Prepaid expenses include prepaid inventory component purchases, insurance, and information technology subscriptions and licenses. Early in the development stage of the Endurance, we made commitments to purchase inventory component volumes consistent with plans for higher productions and\or minimum order quantities required by suppliers. Given that our anticipated production volumes were not as anticipated and

our decision to cease production in June 2023, and file for Chapter 11 bankruptcy protection, the Company determined it appropriate to impair prepaid expenses and recorded a charge of $6.0 million and $14.8 million for the years ended December 31, 2023, and 2022, respectively.

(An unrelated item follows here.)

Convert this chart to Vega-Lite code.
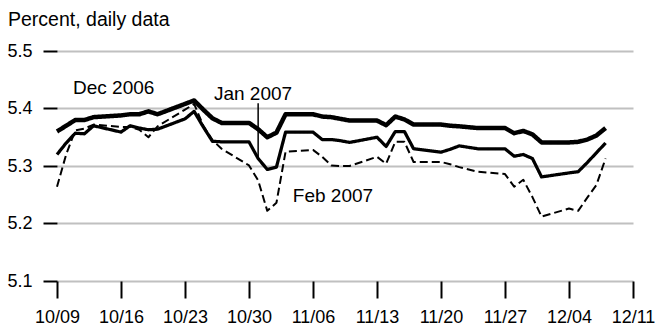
{
  "$schema": "https://vega.github.io/schema/vega-lite/v6.json",
  "autosize": "none",
  "width": 576,
  "height": 230,
  "padding": {"left": 57, "top": 51, "right": 22, "bottom": 46},
  "background": "white",
  "title": {
    "text": "Percent, daily data",
    "anchor": "start",
    "frame": "group",
    "dx": -49,
    "offset": 12,
    "font": "Liberation Sans",
    "fontSize": 19.5,
    "fontWeight": "normal",
    "color": "black"
  },
  "config": {
    "view": {"stroke": null},
    "axis": {"labelFont": "Liberation Sans", "labelFontSize": 18, "labelColor": "black", "title": null}
  },
  "layer": [
    {
      "data": {
        "values": [
          {"date": "2006-10-09T00:00", "series": "Dec 2006", "value": 5.360},
          {"date": "2006-10-10T00:00", "series": "Dec 2006", "value": 5.370},
          {"date": "2006-10-11T00:00", "series": "Dec 2006", "value": 5.380},
          {"date": "2006-10-12T00:00", "series": "Dec 2006", "value": 5.380},
          {"date": "2006-10-13T00:00", "series": "Dec 2006", "value": 5.385},
          {"date": "2006-10-16T00:00", "series": "Dec 2006", "value": 5.388},
          {"date": "2006-10-17T00:00", "series": "Dec 2006", "value": 5.390},
          {"date": "2006-10-18T00:00", "series": "Dec 2006", "value": 5.390},
          {"date": "2006-10-19T00:00", "series": "Dec 2006", "value": 5.395},
          {"date": "2006-10-20T00:00", "series": "Dec 2006", "value": 5.390},
          {"date": "2006-10-23T00:00", "series": "Dec 2006", "value": 5.408},
          {"date": "2006-10-24T00:00", "series": "Dec 2006", "value": 5.414},
          {"date": "2006-10-25T00:00", "series": "Dec 2006", "value": 5.398},
          {"date": "2006-10-26T00:00", "series": "Dec 2006", "value": 5.383},
          {"date": "2006-10-27T00:00", "series": "Dec 2006", "value": 5.375},
          {"date": "2006-10-30T00:00", "series": "Dec 2006", "value": 5.375},
          {"date": "2006-10-31T00:00", "series": "Dec 2006", "value": 5.364},
          {"date": "2006-11-01T00:00", "series": "Dec 2006", "value": 5.350},
          {"date": "2006-11-02T00:00", "series": "Dec 2006", "value": 5.358},
          {"date": "2006-11-03T00:00", "series": "Dec 2006", "value": 5.390},
          {"date": "2006-11-06T00:00", "series": "Dec 2006", "value": 5.390},
          {"date": "2006-11-07T00:00", "series": "Dec 2006", "value": 5.386},
          {"date": "2006-11-08T00:00", "series": "Dec 2006", "value": 5.385},
          {"date": "2006-11-09T00:00", "series": "Dec 2006", "value": 5.382},
          {"date": "2006-11-10T00:00", "series": "Dec 2006", "value": 5.379},
          {"date": "2006-11-13T00:00", "series": "Dec 2006", "value": 5.379},
          {"date": "2006-11-14T00:00", "series": "Dec 2006", "value": 5.371},
          {"date": "2006-11-15T00:00", "series": "Dec 2006", "value": 5.386},
          {"date": "2006-11-16T00:00", "series": "Dec 2006", "value": 5.381},
          {"date": "2006-11-17T00:00", "series": "Dec 2006", "value": 5.372},
          {"date": "2006-11-20T00:00", "series": "Dec 2006", "value": 5.372},
          {"date": "2006-11-21T00:00", "series": "Dec 2006", "value": 5.370},
          {"date": "2006-11-22T00:00", "series": "Dec 2006", "value": 5.369},
          {"date": "2006-11-24T00:00", "series": "Dec 2006", "value": 5.366},
          {"date": "2006-11-27T00:00", "series": "Dec 2006", "value": 5.366},
          {"date": "2006-11-28T00:00", "series": "Dec 2006", "value": 5.357},
          {"date": "2006-11-29T00:00", "series": "Dec 2006", "value": 5.361},
          {"date": "2006-11-30T00:00", "series": "Dec 2006", "value": 5.355},
          {"date": "2006-12-01T00:00", "series": "Dec 2006", "value": 5.341},
          {"date": "2006-12-04T00:00", "series": "Dec 2006", "value": 5.341},
          {"date": "2006-12-05T00:00", "series": "Dec 2006", "value": 5.342},
          {"date": "2006-12-06T00:00", "series": "Dec 2006", "value": 5.346},
          {"date": "2006-12-07T00:00", "series": "Dec 2006", "value": 5.353},
          {"date": "2006-12-08T00:00", "series": "Dec 2006", "value": 5.366},

          {"date": "2006-10-09T00:00", "series": "Jan 2007", "value": 5.320},
          {"date": "2006-10-10T00:00", "series": "Jan 2007", "value": 5.340},
          {"date": "2006-10-11T00:00", "series": "Jan 2007", "value": 5.357},
          {"date": "2006-10-12T00:00", "series": "Jan 2007", "value": 5.356},
          {"date": "2006-10-13T00:00", "series": "Jan 2007", "value": 5.370},
          {"date": "2006-10-16T00:00", "series": "Jan 2007", "value": 5.359},
          {"date": "2006-10-17T00:00", "series": "Jan 2007", "value": 5.370},
          {"date": "2006-10-18T00:00", "series": "Jan 2007", "value": 5.366},
          {"date": "2006-10-19T00:00", "series": "Jan 2007", "value": 5.363},
          {"date": "2006-10-20T00:00", "series": "Jan 2007", "value": 5.364},
          {"date": "2006-10-23T00:00", "series": "Jan 2007", "value": 5.382},
          {"date": "2006-10-24T00:00", "series": "Jan 2007", "value": 5.395},
          {"date": "2006-10-25T00:00", "series": "Jan 2007", "value": 5.368},
          {"date": "2006-10-26T00:00", "series": "Jan 2007", "value": 5.343},
          {"date": "2006-10-27T00:00", "series": "Jan 2007", "value": 5.342},
          {"date": "2006-10-30T00:00", "series": "Jan 2007", "value": 5.342},
          {"date": "2006-10-31T00:00", "series": "Jan 2007", "value": 5.313},
          {"date": "2006-11-01T00:00", "series": "Jan 2007", "value": 5.294},
          {"date": "2006-11-02T00:00", "series": "Jan 2007", "value": 5.298},
          {"date": "2006-11-03T00:00", "series": "Jan 2007", "value": 5.359},
          {"date": "2006-11-06T00:00", "series": "Jan 2007", "value": 5.359},
          {"date": "2006-11-07T00:00", "series": "Jan 2007", "value": 5.346},
          {"date": "2006-11-08T00:00", "series": "Jan 2007", "value": 5.346},
          {"date": "2006-11-09T00:00", "series": "Jan 2007", "value": 5.344},
          {"date": "2006-11-10T00:00", "series": "Jan 2007", "value": 5.341},
          {"date": "2006-11-13T00:00", "series": "Jan 2007", "value": 5.350},
          {"date": "2006-11-14T00:00", "series": "Jan 2007", "value": 5.334},
          {"date": "2006-11-15T00:00", "series": "Jan 2007", "value": 5.360},
          {"date": "2006-11-16T00:00", "series": "Jan 2007", "value": 5.360},
          {"date": "2006-11-17T00:00", "series": "Jan 2007", "value": 5.330},
          {"date": "2006-11-20T00:00", "series": "Jan 2007", "value": 5.324},
          {"date": "2006-11-21T00:00", "series": "Jan 2007", "value": 5.329},
          {"date": "2006-11-22T00:00", "series": "Jan 2007", "value": 5.335},
          {"date": "2006-11-24T00:00", "series": "Jan 2007", "value": 5.330},
          {"date": "2006-11-27T00:00", "series": "Jan 2007", "value": 5.330},
          {"date": "2006-11-28T00:00", "series": "Jan 2007", "value": 5.317},
          {"date": "2006-11-29T00:00", "series": "Jan 2007", "value": 5.320},
          {"date": "2006-11-30T00:00", "series": "Jan 2007", "value": 5.313},
          {"date": "2006-12-01T00:00", "series": "Jan 2007", "value": 5.281},
          {"date": "2006-12-04T00:00", "series": "Jan 2007", "value": 5.288},
          {"date": "2006-12-05T00:00", "series": "Jan 2007", "value": 5.290},
          {"date": "2006-12-06T00:00", "series": "Jan 2007", "value": 5.306},
          {"date": "2006-12-07T00:00", "series": "Jan 2007", "value": 5.323},
          {"date": "2006-12-08T00:00", "series": "Jan 2007", "value": 5.340},

          {"date": "2006-10-09T00:00", "series": "Feb 2007", "value": 5.264},
          {"date": "2006-10-10T00:00", "series": "Feb 2007", "value": 5.320},
          {"date": "2006-10-11T00:00", "series": "Feb 2007", "value": 5.362},
          {"date": "2006-10-12T00:00", "series": "Feb 2007", "value": 5.365},
          {"date": "2006-10-13T00:00", "series": "Feb 2007", "value": 5.372},
          {"date": "2006-10-16T00:00", "series": "Feb 2007", "value": 5.368},
          {"date": "2006-10-17T00:00", "series": "Feb 2007", "value": 5.368},
          {"date": "2006-10-18T00:00", "series": "Feb 2007", "value": 5.363},
          {"date": "2006-10-19T00:00", "series": "Feb 2007", "value": 5.350},
          {"date": "2006-10-20T00:00", "series": "Feb 2007", "value": 5.369},
          {"date": "2006-10-23T00:00", "series": "Feb 2007", "value": 5.398},
          {"date": "2006-10-24T00:00", "series": "Feb 2007", "value": 5.408},
          {"date": "2006-10-25T00:00", "series": "Feb 2007", "value": 5.370},
          {"date": "2006-10-26T00:00", "series": "Feb 2007", "value": 5.345},
          {"date": "2006-10-27T00:00", "series": "Feb 2007", "value": 5.330},
          {"date": "2006-10-30T00:00", "series": "Feb 2007", "value": 5.301},
          {"date": "2006-10-31T00:00", "series": "Feb 2007", "value": 5.275},
          {"date": "2006-11-01T00:00", "series": "Feb 2007", "value": 5.222},
          {"date": "2006-11-02T00:00", "series": "Feb 2007", "value": 5.236},
          {"date": "2006-11-03T00:00", "series": "Feb 2007", "value": 5.325},
          {"date": "2006-11-06T00:00", "series": "Feb 2007", "value": 5.328},
          {"date": "2006-11-07T00:00", "series": "Feb 2007", "value": 5.316},
          {"date": "2006-11-08T00:00", "series": "Feb 2007", "value": 5.301},
          {"date": "2006-11-09T00:00", "series": "Feb 2007", "value": 5.300},
          {"date": "2006-11-10T00:00", "series": "Feb 2007", "value": 5.300},
          {"date": "2006-11-13T00:00", "series": "Feb 2007", "value": 5.316},
          {"date": "2006-11-14T00:00", "series": "Feb 2007", "value": 5.304},
          {"date": "2006-11-15T00:00", "series": "Feb 2007", "value": 5.342},
          {"date": "2006-11-16T00:00", "series": "Feb 2007", "value": 5.342},
          {"date": "2006-11-17T00:00", "series": "Feb 2007", "value": 5.307},
          {"date": "2006-11-20T00:00", "series": "Feb 2007", "value": 5.307},
          {"date": "2006-11-21T00:00", "series": "Feb 2007", "value": 5.303},
          {"date": "2006-11-22T00:00", "series": "Feb 2007", "value": 5.298},
          {"date": "2006-11-24T00:00", "series": "Feb 2007", "value": 5.290},
          {"date": "2006-11-27T00:00", "series": "Feb 2007", "value": 5.286},
          {"date": "2006-11-28T00:00", "series": "Feb 2007", "value": 5.264},
          {"date": "2006-11-29T00:00", "series": "Feb 2007", "value": 5.276},
          {"date": "2006-11-30T00:00", "series": "Feb 2007", "value": 5.246},
          {"date": "2006-12-01T00:00", "series": "Feb 2007", "value": 5.212},
          {"date": "2006-12-04T00:00", "series": "Feb 2007", "value": 5.226},
          {"date": "2006-12-05T00:00", "series": "Feb 2007", "value": 5.222},
          {"date": "2006-12-06T00:00", "series": "Feb 2007", "value": 5.245},
          {"date": "2006-12-07T00:00", "series": "Feb 2007", "value": 5.267},
          {"date": "2006-12-08T00:00", "series": "Feb 2007", "value": 5.313}
        ]
      },
      "mark": {"type": "line", "color": "black", "strokeJoin": "round"},
      "encoding": {
        "x": {
          "field": "date",
          "type": "temporal",
          "scale": {"domain": [{"year": 2006, "month": 10, "date": 9}, {"year": 2006, "month": 12, "date": 11}]},
          "axis": {
            "values": [
              {"year": 2006, "month": 10, "date": 9},
              {"year": 2006, "month": 10, "date": 16},
              {"year": 2006, "month": 10, "date": 23},
              {"year": 2006, "month": 10, "date": 30},
              {"year": 2006, "month": 11, "date": 6},
              {"year": 2006, "month": 11, "date": 13},
              {"year": 2006, "month": 11, "date": 20},
              {"year": 2006, "month": 11, "date": 27},
              {"year": 2006, "month": 12, "date": 4},
              {"year": 2006, "month": 12, "date": 11}
            ],
            "format": "%m/%d",
            "grid": false,
            "domain": false,
            "tickSize": 17,
            "tickWidth": 2,
            "tickColor": "black",
            "labelPadding": 10,
            "labelFlush": false,
            "labelOverlap": false
          }
        },
        "y": {
          "field": "value",
          "type": "quantitative",
          "scale": {"domain": [5.1, 5.5], "zero": false},
          "axis": {
            "values": [5.1, 5.2, 5.3, 5.4, 5.5],
            "format": ".1f",
            "grid": true,
            "gridColor": "#c0c0c0",
            "gridWidth": 2,
            "domain": false,
            "tickSize": 14,
            "tickWidth": 2,
            "tickColor": "black",
            "labelPadding": 11
          }
        },
        "detail": {"field": "series"},
        "strokeWidth": {
          "field": "series",
          "type": "nominal",
          "scale": {"domain": ["Dec 2006", "Jan 2007", "Feb 2007"], "range": [4.5, 2, 2]},
          "legend": null
        },
        "strokeDash": {
          "field": "series",
          "type": "nominal",
          "scale": {"domain": ["Dec 2006", "Jan 2007", "Feb 2007"], "range": [[1, 0], [1, 0], [8, 4]]},
          "legend": null
        }
      }
    },
    {
      "data": {"values": [{"date": "2006-10-31T00:00", "top": 5.409, "bottom": 5.313}]},
      "mark": {"type": "rule", "color": "black", "strokeWidth": 1.5},
      "encoding": {
        "x": {"field": "date", "type": "temporal"},
        "y": {"field": "top", "type": "quantitative"},
        "y2": {"field": "bottom"}
      }
    },
    {
      "data": {
        "values": [
          {"date": "2006-10-10T18:00", "value": 5.4364, "label": "Dec 2006"},
          {"date": "2006-10-26T04:00", "value": 5.426, "label": "Jan 2007"},
          {"date": "2006-11-03T19:00", "value": 5.2475, "label": "Feb 2007"}
        ]
      },
      "mark": {"type": "text", "align": "left", "baseline": "middle", "font": "Liberation Sans", "fontSize": 19, "color": "black"},
      "encoding": {
        "x": {"field": "date", "type": "temporal"},
        "y": {"field": "value", "type": "quantitative"},
        "text": {"field": "label"}
      }
    }
  ]
}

Research and development costs

Research and development costs

The Company expenses research and development costs as they are incurred. Research and development costs consist primarily of personnel costs for engineering, testing and manufacturing costs, along with expenditures for prototype manufacturing, testing, validation, certification, contract and other professional services and costs. Until we commenced commercial release production of the Endurance, late in the third quarter of 2022, the costs associated with operating the Lordstown, Ohio manufacturing facility were included in R&D as they related to the design and construction of beta and pre-production vehicles, along with manufacturing readiness activities. For the year ended 2023, R&D activities also included the costs to support the sale of manufacturing assets and related technology during our bankruptcy process.

Stock-based compensation

Stock-based compensation

The Company has adopted ASC Topic 718, Accounting for Stock-Based Compensation (“ASC Topic 718”), which establishes a fair value-based method of accounting for stock-based compensation plans. In accordance with ASC Topic 718, the cost of stock-based awards issued to employees and non-employees over the awards vest period is measured on the grant date based on the fair value. The fair value is determined using the Black-Scholes option pricing model, which incorporates assumptions regarding the expected volatility, expected option life and risk-free interest rate.

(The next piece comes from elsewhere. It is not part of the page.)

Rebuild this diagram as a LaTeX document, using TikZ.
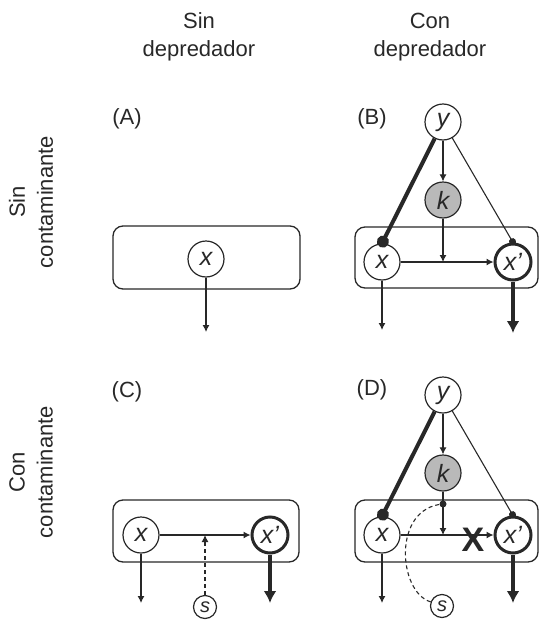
\documentclass[tikz,border=0pt]{standalone}
\usepackage{fontspec}
\setmainfont{Liberation Sans}
\usetikzlibrary{arrows.meta}
\definecolor{dk}{RGB}{40,40,40}
\definecolor{kfill}{RGB}{185,185,185}
\begin{document}
\begin{tikzpicture}[x=1pt,y=-1pt,
  every node/.style={text=dk},
  var/.style={circle, draw=dk, line width=1.2pt, minimum size=36pt, inner sep=0pt, font=\fontsize{25}{26}\selectfont\itshape, fill=white},
  varb/.style={var, line width=3pt},
  svar/.style={var, minimum size=23pt, font=\fontsize{20}{20}\selectfont\itshape},
  kvar/.style={var, fill=kfill},
  panel/.style={draw=dk, line width=1.3pt, rounded corners=10pt, inner sep=0pt},
  thinarr/.style={draw=dk, line width=1.1pt, -{Latex[length=7pt,width=7pt]}},
  thickarr/.style={draw=dk, line width=3.2pt, -{Latex[length=12pt,width=13pt]}},
  bigball/.style={draw=dk, line width=4pt, -{Circle[length=12pt,width=12pt]}, shorten >=-4pt},
  smallball/.style={draw=dk, line width=1.1pt, -{Circle[length=7pt,width=7pt]}, shorten >=-2.5pt},
  dashline/.style={draw=dk, line width=1.1pt, dash pattern=on 4pt off 3pt},
  hdr/.style={align=center, inner sep=0pt, font=\fontsize{22}{28}\selectfont},
  lbl/.style={inner sep=0pt, font=\fontsize{22}{26}\selectfont},
]
\useasboundingbox (0,0) rectangle (540,624);

% headers
\node[hdr] (h1) at (199,37) {Sin\\depredador};
\node[hdr] (h2) at (430,37) {Con\\depredador};
\node[hdr, rotate=90] (v1) at (31,202) {Sin\\contaminante};
\node[hdr, rotate=90] (v2) at (31,472) {Con\\contaminante};

% ---------- Panel A
\node[lbl] (la) at (127,119) {(A)};
\node[panel, minimum width=187pt, minimum height=63pt] (boxA) at (206.5,257.5) {};
\node[var] (xA) at (206,259) {x};
\coordinate (eA) at (206,332);
\draw[thinarr] (xA) -- (eA);

% ---------- Panel B
\node[lbl] (lb) at (372,119) {(B)};
\node[panel, minimum width=183pt, minimum height=61pt] (boxB) at (446.5,257.5) {};
\node[var] (yB) at (443,122) {y};
\node[kvar] (kB) at (443,200) {k};
\node[var] (xB) at (382,262) {x};
\node[varb] (xpB) at (513,262) {x’};
\coordinate (mB) at (443,262);
\coordinate (eB1) at (382,330);
\coordinate (eB2) at (513,333);
\draw[thinarr] (yB) -- (kB);
\draw[thinarr] (kB) -- (mB);
\draw[thinarr] (xB) -- (xpB);
\draw[bigball] (yB) -- (xB.north);
\draw[smallball] (yB) -- (xpB.north);
\draw[thinarr] (xB) -- (eB1);
\draw[thickarr] (xpB) -- (eB2);

% ---------- Panel C
\node[lbl] (lc) at (127,392) {(C)};
\node[panel, minimum width=186pt, minimum height=62pt] (boxC) at (206,531) {};
\node[var] (xC) at (141,535) {x};
\node[varb] (xpC) at (270,535) {x’};
\node[svar] (sC) at (205,607) {s};
\coordinate (mC) at (205,535);
\coordinate (eC1) at (141,603);
\coordinate (eC2) at (270,603);
\draw[thinarr] (xC) -- (xpC);
\draw[thinarr, dash pattern=on 4pt off 3pt] (sC) -- (mC);
\draw[thinarr] (xC) -- (eC1);
\draw[thickarr] (xpC) -- (eC2);

% ---------- Panel D
\node[lbl] (ld) at (372,390) {(D)};
\node[panel, minimum width=183pt, minimum height=62pt] (boxD) at (446.5,531) {};
\node[var] (yD) at (443,395) {y};
\node[kvar] (kD) at (443,473) {k};
\node[var] (xD) at (382,535) {x};
\node[varb] (xpD) at (513,535) {x’};
\node[svar] (sD) at (442,606) {s};
\coordinate (mD) at (443,535);
\coordinate (dD) at (443,504);
\coordinate (eD1) at (382,603);
\coordinate (eD2) at (513,603);
\draw[thinarr] (yD) -- (kD);
\draw[thinarr] (kD) -- (mD);
\draw[thinarr] (xD) -- (xpD);
\draw[bigball] (yD) -- (xD.north);
\draw[smallball] (yD) -- (xpD.north);
\draw[thinarr] (xD) -- (eD1);
\draw[thickarr] (xpD) -- (eD2);
\draw[dashline] (sD.160) .. controls (398,592) and (392,508) .. (dD);
\fill[dk] (dD) circle (3.5pt);
\node[inner sep=0pt, font=\fontsize{34}{34}\selectfont\bfseries] (xm) at (473,540) {X};
\end{tikzpicture}
\end{document}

The resulting amount is charged to expense on the straight-line basis over the period in which the Company expects to receive the benefit, which is generally the vesting period. Further, pursuant to ASU 2016-09 – Compensation – Stock Compensation (Topic 718), the Company has elected to account for forfeitures as they occur.

Income taxes

Income taxes

Income taxes are recorded in accordance with ASC Topic 740, Income Taxes (ASC Topic 740). Deferred tax assets and liabilities are determined based on the difference between the consolidated financial statement and tax bases of assets and liabilities using enacted tax rates in effect for the year in which the differences are expected to reverse. Valuation allowances are provided, if based upon the weight of available evidence, it is more likely than not that some or all of the deferred tax assets will not be realized. The Company has recorded a full valuation allowance against its deferred tax assets.

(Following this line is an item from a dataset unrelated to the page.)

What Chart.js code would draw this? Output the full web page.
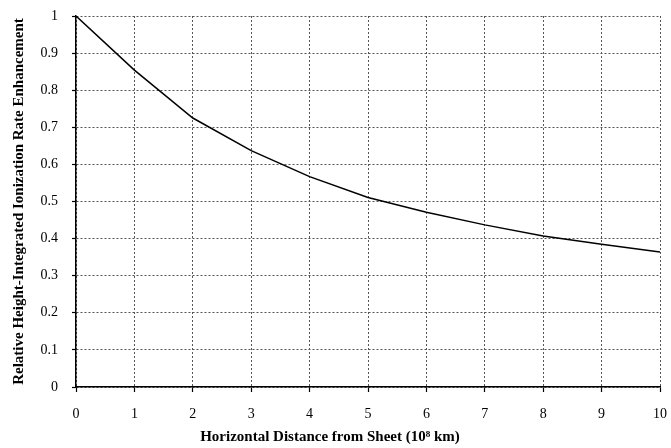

The Company accounts for uncertain tax positions in accordance with the provisions of ASC Topic 740. When uncertain tax positions exist, the Company recognizes the tax benefit of tax positions to the extent that the benefit would more likely than not be realized assuming examination by the taxing authority. The determination as to whether the tax benefit will more likely than not be realized is based upon the technical merits of the tax position as well as consideration of the available facts and circumstances. The Company recognizes any interest and penalties accrued related to unrecognized tax benefits as income tax expense.

Recently issued accounting pronouncements

Recently issued accounting pronouncements

There are no recently issued, but not yet adopted, accounting pronouncements which are expected to have a material impact on the Company’s Financial Statements and related disclosures.